Living situations are considered temporary accommodation when they provide shelter overnight, or when 24-hour accommodation is provided in a non-private dwelling, and are not intended to be lived in long-term.  This includes hostels for the homeless, transitional supported accommodation for the homeless, and women's refuges. As well as people staying long-term in motor camps and boarding houses, as these are not intended for long-term accommodation. [NZ Coalition To End Homelessness]
Not intended by whom?  On this definition, those who have deliberately chosen to live long term in caravans on camping grounds, enjoying beautiful sea views, would be counted as homeless, simply because any long-term resident in such places is defined by bureaucratic fiat to be "homeless".  Moreover, the definition of homelessness also includes those who are "sharing" accommodation with others.
Living situations that provide temporary accommodation for people through sharing someone else's private dwelling. The usual residents of the dwelling are not considered homeless.  [Ibid]
We repeat, the definition of "homeless" is a bureaucratic construction that bears little resemblance to human reality.  As always, the vast majority of those now officially characterised as homeless are "just fine, thanks very much."  But such data in the hands of a zealot can become a cause celebre overnight.  As has happened.

None of this is to discount those who are genuinely sleeping rough.  But even here we need to be measured and careful rather than sensational.  Lot's of people sleeping rough in cars in South Auckland, for example, will tell you to move on if you knock on their windows and ask if they are OK--as TV crews found out when they did just that.

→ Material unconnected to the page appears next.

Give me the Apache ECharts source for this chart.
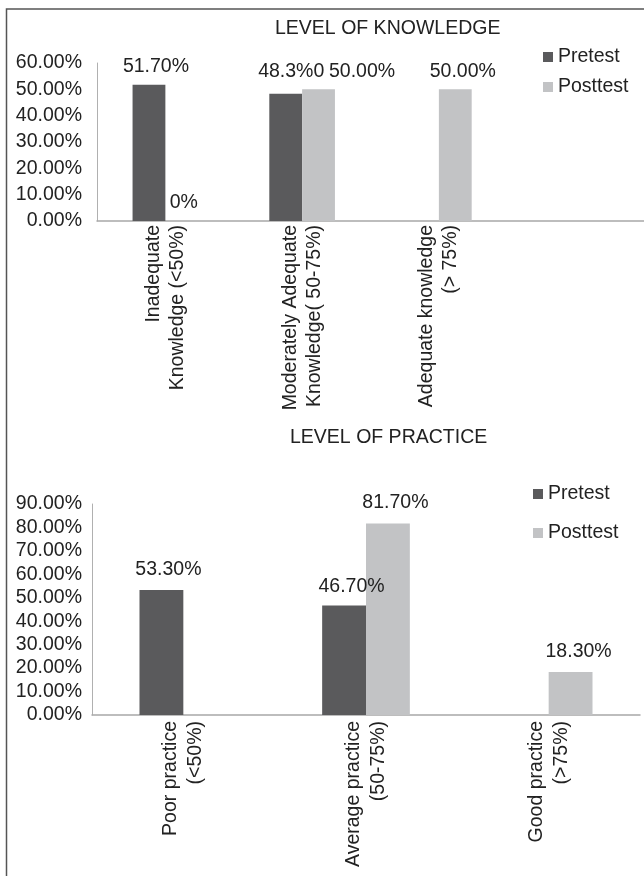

Sloppy sensationalism has never helped out the genuinely needy.  In fact, as one would expect, it does far more harm than good.  When faced with the artificial bureaucratically constructed number of 41,000 homeless people in New Zealand, most will laugh into their morning cornflakes.  They know a con-job when they see it.  But deceptive and misleading sensationalism does nothing--and in fact it damages--the needs and causes of the genuinely homeless.

Down there in Otago, they call such vacuousness science.  As the proverb has it--there are lies, damned lies, and . . .  statistics.